In other words, Stella wants it understood that McLaren isn’t discovering the cost-cap trap in real time. The team expected the opening phase of a new regulations era to be defined by aggressive iteration, and it budgeted accordingly. From his perspective, the limiting factor right now isn’t money — it’s execution. Can McLaren consistently produce aerodynamic and mechanical upgrades that move the car forward, and can it do it while also improving the tyre “conditioning” work Stella referenced, the unflashy but essential part of turning performance into usable race pace?

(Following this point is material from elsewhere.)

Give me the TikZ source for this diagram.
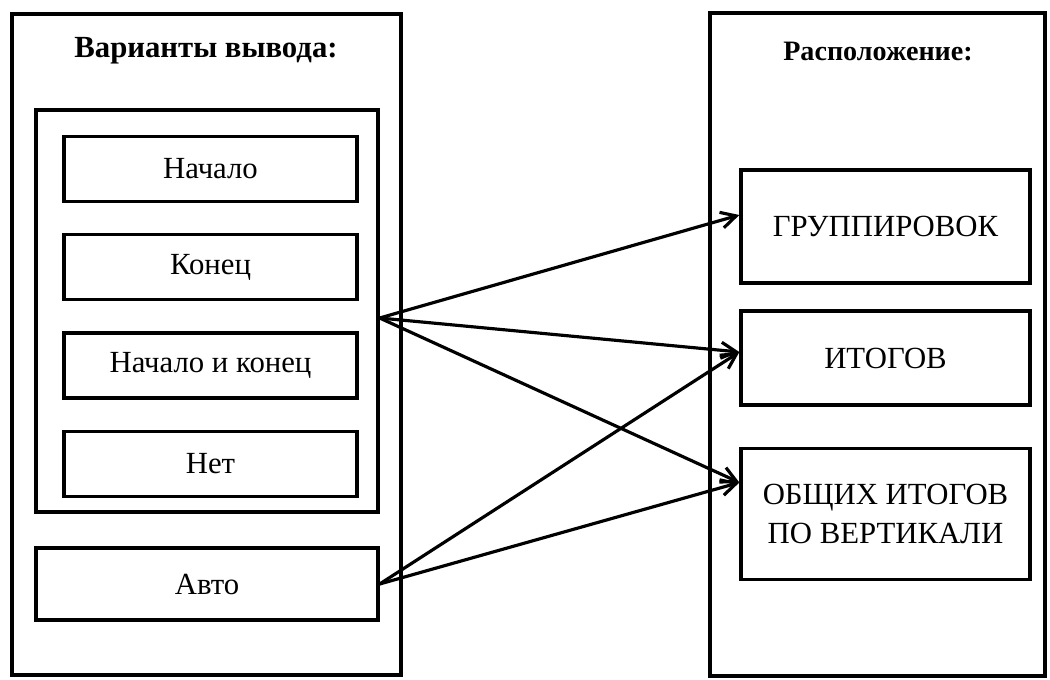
\documentclass[tikz,border=0pt]{standalone}
\usepackage{fontspec}
\setmainfont{Liberation Serif}
\usetikzlibrary{positioning,arrows.meta}

\begin{document}
\begin{tikzpicture}[
    x=0.02cm, y=-0.02cm,
    node distance=0.6cm,
    every node/.style={font=\fontsize{17.5}{22}\selectfont},
    frame/.style={rectangle, draw, line width=1.9pt},
    item/.style={frame, minimum width=5.86cm, minimum height=1.3cm},
    target/.style={frame, minimum width=5.78cm, align=center},
    title/.style={font=\fontsize{17.5}{21}\selectfont\bfseries},
    arrow/.style={-{Straight Barb[length=3mm,width=3.2mm]}, line width=1.8pt},
]
\useasboundingbox (0,0) rectangle (1050,679);
\node[frame, minimum width=7.78cm, minimum height=13.22cm] (left) at (206.5,344.5) {};
\node[title] (ltitle) at (206,51) {Варианты вывода:};
\node[frame, minimum width=6.84cm, minimum height=8.04cm] (group) at (207,311) {};
\node[item] (start) at (210.5,169) {Начало};
\node[item, below=of start] (end) {Конец};
\node[item, below=of end] (both) {Начало и конец};
\node[item, below=of both] (none) {Нет};
\node[frame, minimum width=6.84cm, minimum height=1.44cm] (auto) at (207,584) {Авто};

\node[frame, minimum width=6.7cm, minimum height=13.26cm] (right) at (877.5,344.5) {};
\node[title, font=\fontsize{16}{19}\selectfont\bfseries] (rtitle) at (878,51) {Расположение:};
\node[target, minimum height=2.26cm] (groups) at (885.5,226.5) {ГРУППИРОВОК};
\node[target, minimum height=1.88cm] (totals) at (885.5,358) {ИТОГОВ};
\node[target, minimum height=2.62cm] (grand) at (885.5,514) {ОБЩИХ ИТОГОВ\\ПО ВЕРТИКАЛИ};

\draw[arrow] ([yshift=-0.14cm]group.east) -- ([yshift=0.23cm]groups.west);
\draw[arrow] ([yshift=-0.14cm]group.east) -- ([yshift=0.12cm]totals.west);
\draw[arrow] ([yshift=-0.14cm]group.east) -- ([yshift=0.63cm]grand.west);
\draw[arrow] (auto.east) -- ([yshift=0.12cm]totals.west);
\draw[arrow] (auto.east) -- ([yshift=0.63cm]grand.west);
\end{tikzpicture}
\end{document}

It’s a pointed stance at a moment when McLaren’s own competitive position demands clarity. After eight race weekends, it sits third in the constructors’ championship on 159 points, a hefty 143 behind Mercedes at the top. That gap is large enough to sharpen every conversation about upgrades, and small enough — in a season this young — to keep hope alive that development momentum can still tilt the trajectory.

The irony is that cost-cap anxiety is often the loudest when a team is doing the visible stuff: new wings, new bodywork, new floors. Yet the decisive gains can come from the less obvious decisions — how you sequence packages, how you avoid dead-end concepts, how often you can bring parts that work first time rather than needing a weekend of correlation damage control.

For McLaren, Stella is betting that the preparation done last winter wasn’t just about designing the MCL40, but about designing a season-long plan to keep it moving. The paddock can debate who’s spending what. McLaren’s stance is that it’s spending where it meant to — and, crucially, that it can keep spending there for a while yet.